## Begin Provided data

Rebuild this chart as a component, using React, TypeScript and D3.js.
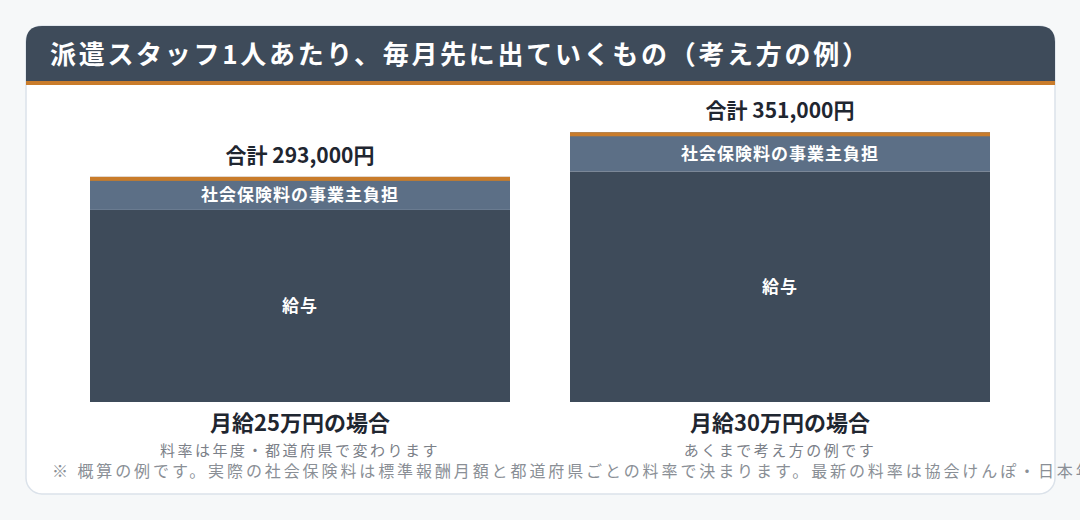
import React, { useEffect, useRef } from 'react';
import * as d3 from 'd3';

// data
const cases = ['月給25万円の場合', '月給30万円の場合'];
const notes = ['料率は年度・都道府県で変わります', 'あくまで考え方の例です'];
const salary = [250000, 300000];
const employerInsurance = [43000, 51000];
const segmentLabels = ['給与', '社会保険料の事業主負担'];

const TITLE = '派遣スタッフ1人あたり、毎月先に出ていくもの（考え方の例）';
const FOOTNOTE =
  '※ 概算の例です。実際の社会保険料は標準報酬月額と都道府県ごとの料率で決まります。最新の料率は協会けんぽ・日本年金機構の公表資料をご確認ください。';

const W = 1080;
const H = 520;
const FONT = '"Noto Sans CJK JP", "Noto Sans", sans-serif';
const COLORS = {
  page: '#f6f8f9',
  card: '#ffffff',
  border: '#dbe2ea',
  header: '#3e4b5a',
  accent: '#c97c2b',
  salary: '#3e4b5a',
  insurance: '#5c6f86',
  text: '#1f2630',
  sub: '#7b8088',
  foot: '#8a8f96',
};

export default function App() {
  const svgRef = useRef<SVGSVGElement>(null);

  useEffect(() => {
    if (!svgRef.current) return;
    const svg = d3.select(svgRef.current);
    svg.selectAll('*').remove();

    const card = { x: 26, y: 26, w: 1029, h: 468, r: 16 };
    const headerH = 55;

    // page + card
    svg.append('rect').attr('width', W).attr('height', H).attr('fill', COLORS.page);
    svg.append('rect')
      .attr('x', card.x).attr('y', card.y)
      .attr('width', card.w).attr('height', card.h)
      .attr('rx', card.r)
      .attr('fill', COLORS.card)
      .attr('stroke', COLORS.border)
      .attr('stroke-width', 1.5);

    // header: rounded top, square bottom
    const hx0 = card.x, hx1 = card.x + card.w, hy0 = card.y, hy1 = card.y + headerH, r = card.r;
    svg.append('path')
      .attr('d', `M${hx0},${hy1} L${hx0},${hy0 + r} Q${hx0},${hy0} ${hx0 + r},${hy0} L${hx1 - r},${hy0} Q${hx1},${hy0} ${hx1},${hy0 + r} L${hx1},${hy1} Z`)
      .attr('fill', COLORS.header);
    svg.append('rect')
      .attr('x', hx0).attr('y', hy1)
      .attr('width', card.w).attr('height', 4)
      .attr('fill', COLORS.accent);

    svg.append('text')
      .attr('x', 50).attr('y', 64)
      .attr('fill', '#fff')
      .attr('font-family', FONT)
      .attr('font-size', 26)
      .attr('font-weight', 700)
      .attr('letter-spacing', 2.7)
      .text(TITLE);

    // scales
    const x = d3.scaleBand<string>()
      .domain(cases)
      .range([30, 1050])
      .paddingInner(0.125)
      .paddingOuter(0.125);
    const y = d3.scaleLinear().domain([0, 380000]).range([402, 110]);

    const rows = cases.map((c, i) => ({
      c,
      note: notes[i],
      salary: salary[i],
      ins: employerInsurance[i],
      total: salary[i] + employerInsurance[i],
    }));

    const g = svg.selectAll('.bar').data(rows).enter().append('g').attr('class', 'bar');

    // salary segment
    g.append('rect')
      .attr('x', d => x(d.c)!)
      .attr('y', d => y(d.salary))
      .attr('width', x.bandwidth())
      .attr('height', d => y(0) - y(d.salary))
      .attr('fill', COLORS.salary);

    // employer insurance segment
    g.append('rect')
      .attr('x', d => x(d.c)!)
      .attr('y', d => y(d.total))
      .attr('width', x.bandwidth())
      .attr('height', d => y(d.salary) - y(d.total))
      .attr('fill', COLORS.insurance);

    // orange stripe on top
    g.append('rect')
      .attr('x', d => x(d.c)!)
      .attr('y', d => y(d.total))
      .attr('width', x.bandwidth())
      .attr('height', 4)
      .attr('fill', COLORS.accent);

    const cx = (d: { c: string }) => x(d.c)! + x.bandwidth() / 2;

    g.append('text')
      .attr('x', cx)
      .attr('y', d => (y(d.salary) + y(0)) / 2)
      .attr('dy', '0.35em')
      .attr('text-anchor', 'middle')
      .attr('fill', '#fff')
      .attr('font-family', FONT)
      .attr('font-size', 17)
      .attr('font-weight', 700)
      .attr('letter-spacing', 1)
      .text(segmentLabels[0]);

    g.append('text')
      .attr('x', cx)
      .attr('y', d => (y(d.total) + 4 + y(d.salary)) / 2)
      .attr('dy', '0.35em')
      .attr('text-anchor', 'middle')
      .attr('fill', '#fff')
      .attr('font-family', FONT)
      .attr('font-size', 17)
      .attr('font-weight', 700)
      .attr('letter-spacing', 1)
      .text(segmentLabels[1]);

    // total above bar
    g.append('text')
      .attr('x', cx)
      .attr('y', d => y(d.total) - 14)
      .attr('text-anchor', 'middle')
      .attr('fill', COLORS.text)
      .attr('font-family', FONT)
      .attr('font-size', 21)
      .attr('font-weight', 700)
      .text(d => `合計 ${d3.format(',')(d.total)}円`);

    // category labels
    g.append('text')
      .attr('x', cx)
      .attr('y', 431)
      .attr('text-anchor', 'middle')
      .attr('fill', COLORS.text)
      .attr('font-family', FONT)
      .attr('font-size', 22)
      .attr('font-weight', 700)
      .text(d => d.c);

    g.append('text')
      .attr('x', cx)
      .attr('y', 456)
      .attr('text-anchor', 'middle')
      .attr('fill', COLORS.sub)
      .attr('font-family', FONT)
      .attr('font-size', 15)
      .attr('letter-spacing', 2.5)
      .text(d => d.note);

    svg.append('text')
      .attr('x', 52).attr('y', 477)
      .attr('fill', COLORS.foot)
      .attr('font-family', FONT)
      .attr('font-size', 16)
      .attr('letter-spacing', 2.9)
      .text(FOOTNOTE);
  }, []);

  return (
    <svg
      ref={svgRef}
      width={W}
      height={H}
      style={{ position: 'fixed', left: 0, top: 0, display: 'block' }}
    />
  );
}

## End Provided data

Set problem -> Reproduce the listing exactly. Leave its pictures out.

Exercise answer ->
Rebuild this chart as a component, using React, TypeScript and D3.js.
import React, { useEffect, useRef } from 'react';
import * as d3 from 'd3';

// data
const cases = ['月給25万円の場合', '月給30万円の場合'];
const notes = ['料率は年度・都道府県で変わります', 'あくまで考え方の例です'];
const salary = [250000, 300000];
const employerInsurance = [43000, 51000];
const segmentLabels = ['給与', '社会保険料の事業主負担'];

const TITLE = '派遣スタッフ1人あたり、毎月先に出ていくもの（考え方の例）';
const FOOTNOTE =
  '※ 概算の例です。実際の社会保険料は標準報酬月額と都道府県ごとの料率で決まります。最新の料率は協会けんぽ・日本年金機構の公表資料をご確認ください。';

const W = 1080;
const H = 520;
const FONT = '"Noto Sans CJK JP", "Noto Sans", sans-serif';
const COLORS = {
  page: '#f6f8f9',
  card: '#ffffff',
  border: '#dbe2ea',
  header: '#3e4b5a',
  accent: '#c97c2b',
  salary: '#3e4b5a',
  insurance: '#5c6f86',
  text: '#1f2630',
  sub: '#7b8088',
  foot: '#8a8f96',
};

export default function App() {
  const svgRef = useRef<SVGSVGElement>(null);

  useEffect(() => {
    if (!svgRef.current) return;
    const svg = d3.select(svgRef.current);
    svg.selectAll('*').remove();

    const card = { x: 26, y: 26, w: 1029, h: 468, r: 16 };
    const headerH = 55;

    // page + card
    svg.append('rect').attr('width', W).attr('height', H).attr('fill', COLORS.page);
    svg.append('rect')
      .attr('x', card.x).attr('y', card.y)
      .attr('width', card.w).attr('height', card.h)
      .attr('rx', card.r)
      .attr('fill', COLORS.card)
      .attr('stroke', COLORS.border)
      .attr('stroke-width', 1.5);

    // header: rounded top, square bottom
    const hx0 = card.x, hx1 = card.x + card.w, hy0 = card.y, hy1 = card.y + headerH, r = card.r;
    svg.append('path')
      .attr('d', `M${hx0},${hy1} L${hx0},${hy0 + r} Q${hx0},${hy0} ${hx0 + r},${hy0} L${hx1 - r},${hy0} Q${hx1},${hy0} ${hx1},${hy0 + r} L${hx1},${hy1} Z`)
      .attr('fill', COLORS.header);
    svg.append('rect')
      .attr('x', hx0).attr('y', hy1)
      .attr('width', card.w).attr('height', 4)
      .attr('fill', COLORS.accent);

    svg.append('text')
      .attr('x', 50).attr('y', 64)
      .attr('fill', '#fff')
      .attr('font-family', FONT)
      .attr('font-size', 26)
      .attr('font-weight', 700)
      .attr('letter-spacing', 2.7)
      .text(TITLE);

    // scales
    const x = d3.scaleBand<string>()
      .domain(cases)
      .range([30, 1050])
      .paddingInner(0.125)
      .paddingOuter(0.125);
    const y = d3.scaleLinear().domain([0, 380000]).range([402, 110]);

    const rows = cases.map((c, i) => ({
      c,
      note: notes[i],
      salary: salary[i],
      ins: employerInsurance[i],
      total: salary[i] + employerInsurance[i],
    }));

    const g = svg.selectAll('.bar').data(rows).enter().append('g').attr('class', 'bar');

    // salary segment
    g.append('rect')
      .attr('x', d => x(d.c)!)
      .attr('y', d => y(d.salary))
      .attr('width', x.bandwidth())
      .attr('height', d => y(0) - y(d.salary))
      .attr('fill', COLORS.salary);

    // employer insurance segment
    g.append('rect')
      .attr('x', d => x(d.c)!)
      .attr('y', d => y(d.total))
      .attr('width', x.bandwidth())
      .attr('height', d => y(d.salary) - y(d.total))
      .attr('fill', COLORS.insurance);

    // orange stripe on top
    g.append('rect')
      .attr('x', d => x(d.c)!)
      .attr('y', d => y(d.total))
      .attr('width', x.bandwidth())
      .attr('height', 4)
      .attr('fill', COLORS.accent);

    const cx = (d: { c: string }) => x(d.c)! + x.bandwidth() / 2;

    g.append('text')
      .attr('x', cx)
      .attr('y', d => (y(d.salary) + y(0)) / 2)
      .attr('dy', '0.35em')
      .attr('text-anchor', 'middle')
      .attr('fill', '#fff')
      .attr('font-family', FONT)
      .attr('font-size', 17)
      .attr('font-weight', 700)
      .attr('letter-spacing', 1)
      .text(segmentLabels[0]);

    g.append('text')
      .attr('x', cx)
      .attr('y', d => (y(d.total) + 4 + y(d.salary)) / 2)
      .attr('dy', '0.35em')
      .attr('text-anchor', 'middle')
      .attr('fill', '#fff')
      .attr('font-family', FONT)
      .attr('font-size', 17)
      .attr('font-weight', 700)
      .attr('letter-spacing', 1)
      .text(segmentLabels[1]);

    // total above bar
    g.append('text')
      .attr('x', cx)
      .attr('y', d => y(d.total) - 14)
      .attr('text-anchor', 'middle')
      .attr('fill', COLORS.text)
      .attr('font-family', FONT)
      .attr('font-size', 21)
      .attr('font-weight', 700)
      .text(d => `合計 ${d3.format(',')(d.total)}円`);

    // category labels
    g.append('text')
      .attr('x', cx)
      .attr('y', 431)
      .attr('text-anchor', 'middle')
      .attr('fill', COLORS.text)
      .attr('font-family', FONT)
      .attr('font-size', 22)
      .attr('font-weight', 700)
      .text(d => d.c);

    g.append('text')
      .attr('x', cx)
      .attr('y', 456)
      .attr('text-anchor', 'middle')
      .attr('fill', COLORS.sub)
      .attr('font-family', FONT)
      .attr('font-size', 15)
      .attr('letter-spacing', 2.5)
      .text(d => d.note);

    svg.append('text')
      .attr('x', 52).attr('y', 477)
      .attr('fill', COLORS.foot)
      .attr('font-family', FONT)
      .attr('font-size', 16)
      .attr('letter-spacing', 2.9)
      .text(FOOTNOTE);
  }, []);

  return (
    <svg
      ref={svgRef}
      width={W}
      height={H}
      style={{ position: 'fixed', left: 0, top: 0, display: 'block' }}
    />
  );
}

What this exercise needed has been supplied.